Un accrochage audacieux dans la galerie impressionniste

Ce qui frappe dès l’entrée dans l’exposition, c’est le culot tranquille du commissariat : placer les œuvres de Lucas Arruda au cœur de la galerie impressionniste, à deux pas de Monet, Pissarro ou Courbet, c’est tout sauf anodin. Et pourtant, ça fonctionne. Les toiles de l’artiste brésilien ne détonnent pas, elles s’infusent doucement. Comme des murmures au milieu des cris de lumière du XIXe siècle.
Mention spéciale pour la salle où “La Mer orageuse” de Courbet dialogue frontalement avec l’un des ciels menaçants d’Arruda : la tension est palpable, mais aussi étrangement harmonieuse. L’exposition nous fait voyager dans des paysages imaginaires tout en nous ancrant dans une histoire picturale bien réelle.

Et si le vrai paysage était dans notre tête ?

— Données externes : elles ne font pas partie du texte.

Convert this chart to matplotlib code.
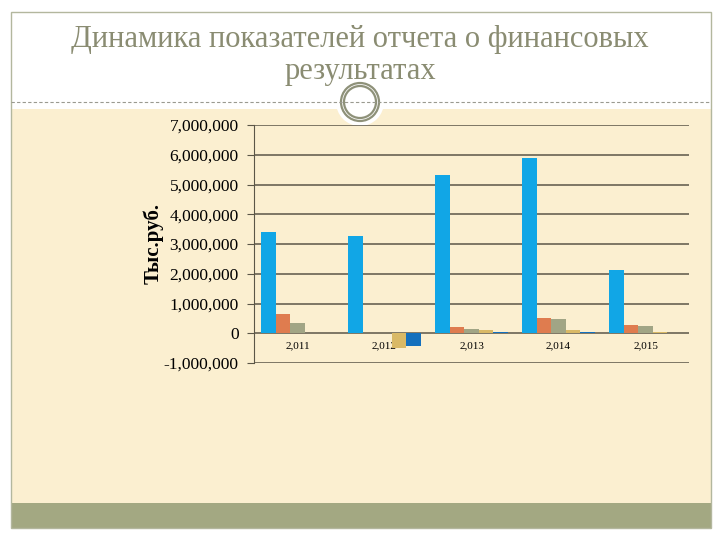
import matplotlib.pyplot as plt
import matplotlib.patches as mpatches
import numpy as np

years = ['2,011', '2,012', '2,013', '2,014', '2,015']
s1 = [3400000, 3270000, 5320000, 5890000, 2120000]
s2 = [640000, 20000, 200000, 520000, 280000]
s3 = [330000, 10000, 140000, 470000, 240000]
s4 = [20000, -500000, 120000, 100000, 40000]
s5 = [5000, -430000, 40000, 30000, 10000]
series = [s1, s2, s3, s4, s5]
colors = ['#11a6e6', '#df7c4f', '#a1a585', '#d9b966', '#1470bd']

yticks = [-1000000, 0, 1000000, 2000000, 3000000, 4000000, 5000000, 6000000, 7000000]

W, H = 720, 540
fig = plt.figure(figsize=(7.2, 5.4), dpi=100)
fig.patch.set_facecolor('white')

# slide background
bg = fig.add_axes([0, 0, 1, 1])
bg.set_xlim(0, W)
bg.set_ylim(H, 0)
bg.axis('off')
bg.add_patch(mpatches.Rectangle((11, 109), 700, 395, facecolor='#fbefd0', edgecolor='none'))
bg.add_patch(mpatches.Rectangle((11, 503), 700, 25, facecolor='#a3a882', edgecolor='none'))
bg.add_patch(mpatches.Rectangle((11, 12), 700, 516, facecolor='none', edgecolor='#b3b79e', lw=1))
bg.plot([11, 711], [102, 102], color='#9a9a90', lw=0.8, ls=(0, (3, 2)))
bg.add_patch(mpatches.Circle((360, 102), 24, facecolor='white', edgecolor='none'))
bg.add_patch(mpatches.Circle((360, 102), 19, facecolor='white', edgecolor='#8e9179', lw=1.6))
bg.add_patch(mpatches.Circle((360, 102), 16, facecolor='none', edgecolor='#8e9179', lw=1.6))
bg.text(360, 39, 'Динамика показателей отчета о финансовых', ha='center', va='center',
        fontsize=22, family='Liberation Serif', color='#8a8c72')
bg.text(360, 71, 'результатах', ha='center', va='center',
        fontsize=22, family='Liberation Serif', color='#8a8c72')

ax = fig.add_axes([254 / W, 1 - 363 / H, 435 / W, 238 / H])
ax.set_facecolor('none')
x = np.arange(len(years))
bw = 0.168
for i, (vals, c) in enumerate(zip(series, colors)):
    ax.bar(x + (i - 2) * bw, vals, bw, color=c, zorder=3)

ax.set_xlim(-0.5, len(years) - 0.5)
ax.set_ylim(-1000000, 7000000)
ax.set_yticks(yticks)
ax.set_yticklabels(['{:,}'.format(v) for v in yticks], family='Liberation Serif', fontsize=12.5)
ax.tick_params(axis='y', length=5, color='#5b5647', pad=6)
ax.set_xticks([])
for v in yticks:
    ax.axhline(v, color='#5b5647', lw=1.1, zorder=1)
for s in ['top', 'right', 'bottom']:
    ax.spines[s].set_visible(False)
ax.spines['left'].set_color('#5b5647')

for xi, lab in zip(x, years):
    ax.text(xi, -420000, lab, ha='center', va='center', fontsize=8,
            family='Liberation Serif', zorder=2)

ax.set_ylabel('Тыс.руб.', family='Liberation Serif', fontsize=15, fontweight='bold', labelpad=0)

fig.savefig('out.png', dpi=100)
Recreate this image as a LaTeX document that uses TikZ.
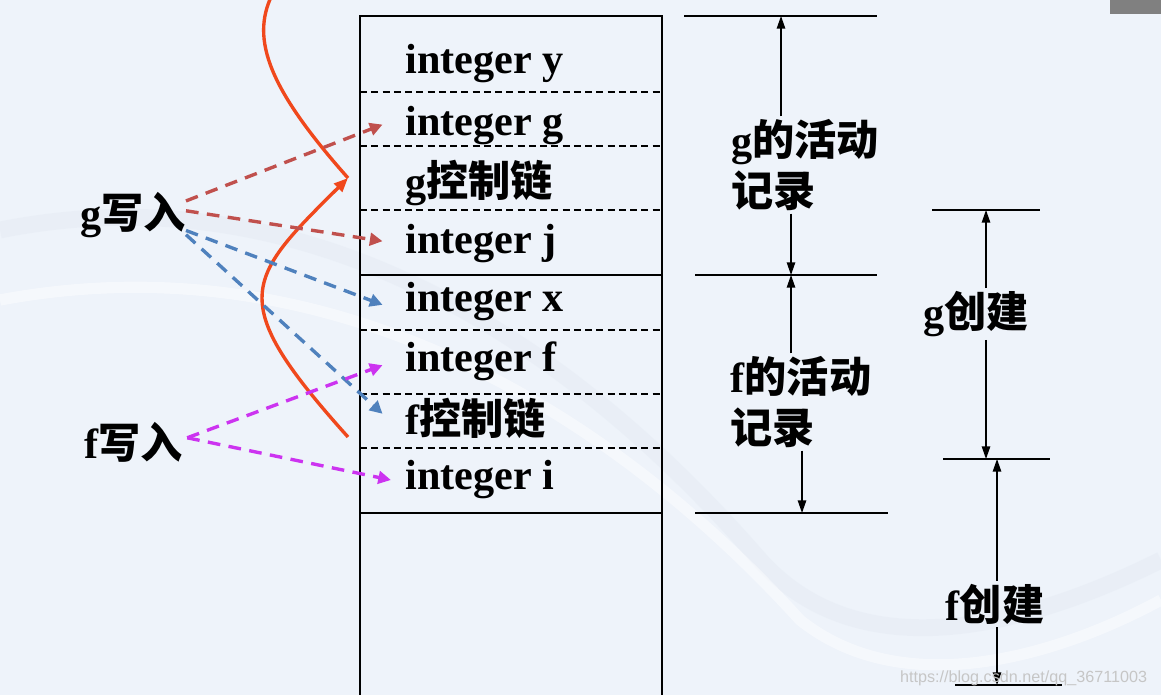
\documentclass[tikz,border=0pt]{standalone}
\usepackage{fontspec}
\setmainfont{Liberation Serif}
\setsansfont{Liberation Sans}
\newfontfamily\cjk{Noto Sans CJK SC}
\usetikzlibrary{arrows.meta}

\definecolor{bgblue}{RGB}{238,243,250}
\definecolor{swoosh}{RGB}{229,235,244}
\definecolor{curvered}{RGB}{240,72,28}
\definecolor{gred}{RGB}{192,80,77}
\definecolor{gblue}{RGB}{79,129,189}
\definecolor{fviolet}{RGB}{204,51,240}
\newcommand{\zh}[1]{{\cjk\bfseries #1}}

\tikzset{
    bigfont/.style={font=\fontsize{30}{36}\selectfont\bfseries},
    rowtext/.style={bigfont, anchor=west, inner sep=0pt},
    lbl/.style={bigfont, align=left, inner sep=2pt},
    dimline/.style={line width=1.3pt},
    dimarrow/.style={-{Triangle[length=9pt,width=6pt]}, line width=1pt},
    writearrow/.style={dash pattern=on 9pt off 6pt, line width=2.4pt, -{Triangle[length=9pt,width=9pt]}},
    sepline/.style={dash pattern=on 5pt off 3pt, line width=1pt}
}

\begin{document}
\begin{tikzpicture}[x=0.025cm, y=-0.025cm]

% -------------------------
% Background
% -------------------------
    \fill[bgblue] (0,0) rectangle (1161,695);
    \useasboundingbox (0,0) rectangle (1161,695);
    \draw[swoosh, line width=12pt, opacity=0.5] (0,230) .. controls (300,170) and (560,330) .. (760,560) .. controls (850,660) and (1000,640) .. (1161,560);
    \draw[white, line width=8pt, opacity=0.45] (0,300) .. controls (320,240) and (600,400) .. (800,620) .. controls (900,700) and (1050,660) .. (1161,600);
    \fill[gray] (1110,0) rectangle (1161,14);

% -------------------------
% Stack frame
% -------------------------
    \draw[line width=1.6pt] (360,695) -- (360,16) -- (662,16) -- (662,695);
    \draw[line width=1.6pt] (360,275) -- (662,275);
    \draw[line width=1.6pt] (360,513) -- (662,513);
    \foreach \yy in {92,146,210,330,394,448}
        \draw[sepline] (360,\yy) -- (662,\yy);

% -------------------------
% Stack rows
% -------------------------
    \node[rowtext] (ry) at (405,64) {integer y};
    \node[rowtext] (rg) at (405,126) {integer g};
    \node[rowtext] (rgc) at (405,183) {g\zh{控制链}};
    \node[rowtext] (rj) at (405,244) {integer j};
    \node[rowtext] (rx) at (405,302) {integer x};
    \node[rowtext] (rf) at (405,361) {integer f};
    \node[rowtext] (rfc) at (405,418) {f\zh{控制链}};
    \node[rowtext] (ri) at (405,480) {integer i};

% -------------------------
% Writers
% -------------------------
    \node[lbl, anchor=east, inner sep=0pt] (gw) at (186,215) {g\zh{写入}};
    \node[lbl, anchor=east, inner sep=0pt] (fw) at (183,442) {f\zh{写入}};

% -------------------------
% Red curve
% -------------------------
    \coordinate (tip) at (348,178);
    \coordinate (ctop) at (272,-5);
    \coordinate (cbot) at (348,437);
    \draw[curvered, line width=2.4pt] (ctop) .. controls (250,40) and (270,90) .. (tip);
    \draw[curvered, line width=2.4pt, -{Triangle[length=10pt,width=8pt]}] (cbot) .. controls (225,300) and (245,280) .. (tip);

% -------------------------
% Dashed write arrows
% -------------------------
    \draw[writearrow, gred] ([yshift=10pt]gw.east) -- ([xshift=-16pt, yshift=1pt]rg.west);
    \draw[writearrow, gred] ([yshift=3pt]gw.east) -- ([xshift=-16pt, yshift=2pt]rj.west);
    \draw[writearrow, gblue] ([yshift=-11pt]gw.east) -- ([xshift=-16pt, yshift=-2pt]rx.west);
    \draw[writearrow, gblue] ([yshift=-14pt]gw.east) -- ([xshift=-16pt, yshift=3pt]rfc.west);
    \draw[writearrow, fviolet] ([xshift=3pt, yshift=3pt]fw.east) -- ([xshift=-16pt, yshift=-3pt]rf.west);
    \draw[writearrow, fviolet] ([xshift=3pt, yshift=3pt]fw.east) -- ([xshift=-10pt]ri.west);

% -------------------------
% Extent marks
% -------------------------
    \draw[dimline] (684,16) -- (877,16);
    \draw[dimline] (695,275) -- (877,275);
    \draw[dimline] (695,513) -- (888,513);
    \draw[dimline] (932,210) -- (1040,210);
    \draw[dimline] (943,459) -- (1050,459);
    \draw[dimline] (955,685) -- (1062,685);

    \node[lbl] (gact) at (805,165) {g\zh{的活动}\\\zh{记录}};
    \node[lbl] (fact) at (801,402) {f\zh{的活动}\\\zh{记录}};
    \node[lbl] (gcr) at (976,314) {g\zh{创建}};
    \node[lbl] (fcr) at (995,604) {f\zh{创建}};

    \coordinate (ga) at (781,16);
    \coordinate (gb) at (791,275);
    \coordinate (fb) at (802,513);
    \coordinate (gc) at (986,210);
    \coordinate (gd) at (986,459);
    \coordinate (fd) at (997,459);
    \coordinate (fe) at (997,685);

    \draw[dimarrow] (gact.north -| ga) -- (ga);
    \draw[dimarrow] (gact.south -| gb) -- (gb);
    \draw[dimarrow] (fact.north -| gb) -- (gb);
    \draw[dimarrow] (fact.south -| fb) -- (fb);
    \draw[dimarrow] (gcr.north -| gc) -- (gc);
    \draw[dimarrow] (gcr.south -| gd) -- (gd);
    \draw[dimarrow] (fcr.north -| fd) -- (fd);
    \draw[dimarrow] (fcr.south -| fe) -- (fe);

    \node[font=\sffamily\fontsize{11.5}{12}\selectfont, text=gray!45, anchor=east] (wm) at (1152,678) {https://blog.csdn.net/qq\_36711003};
\end{tikzpicture}
\end{document}
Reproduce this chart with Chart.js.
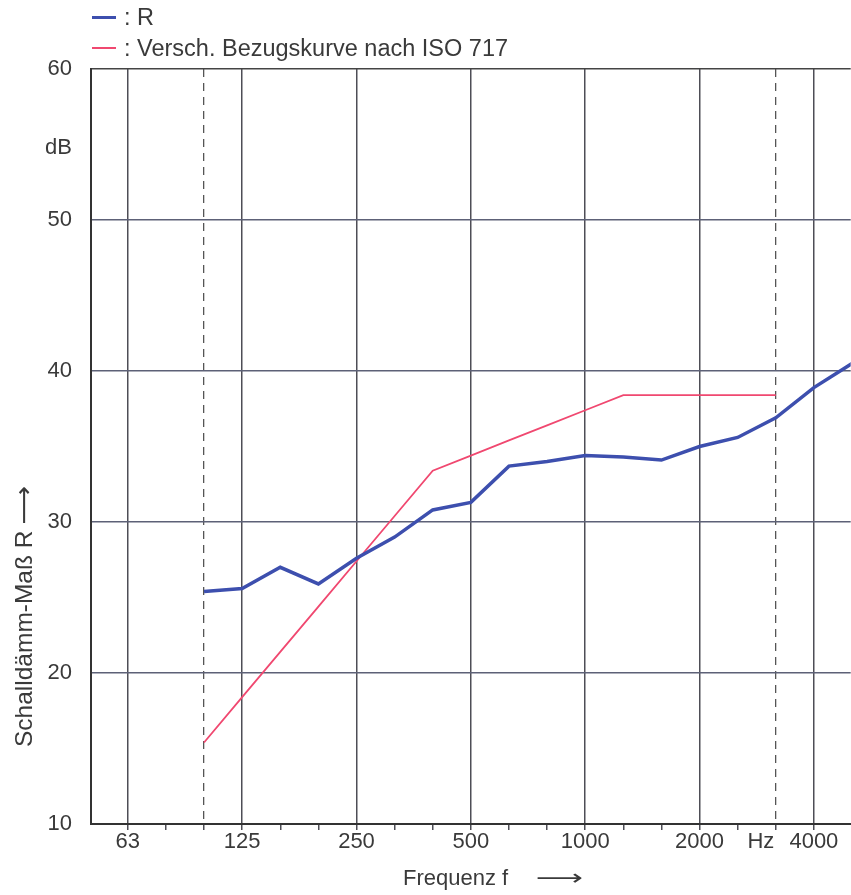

Car au fond, ce que Lucas Arruda interroge, ce n’est pas le paysage en tant que sujet, mais notre rapport au visible. Ce que l’on projette, ce que l’on croit reconnaître, ce que l’on ressent. Il peint un entre-deux : entre abstraction et figuration, entre souvenir et sensation. On pourrait dire que ce sont des paysages sans lieu… mais avec beaucoup de présence.
En contemplant ces toiles, j’ai pensé à cette phrase du poète Manuel Bandeira, dont est tiré le sous-titre de l’exposition : « Qu’importe le paysage ? Ce que je vois, c’est la ruelle. » Une invitation à regarder autrement, à ne pas s’enfermer dans la carte postale, mais à rester attentif à ce qui nous touche, ici et maintenant.

Lucas Arruda n’impose rien. Il propose. Des images ouvertes, des souvenirs universels, des fragments de lumière qui attendent notre regard pour s’activer. C’est une peinture de l’intime, mais qui parle à tous. Une peinture sans GPS, mais avec une boussole intérieure.
Alors oui, qu’importe le paysage, pourvu qu’on ait l’imagination. Et une heure ou deux devant soi pour se perdre volontairement dans ces horizons flous.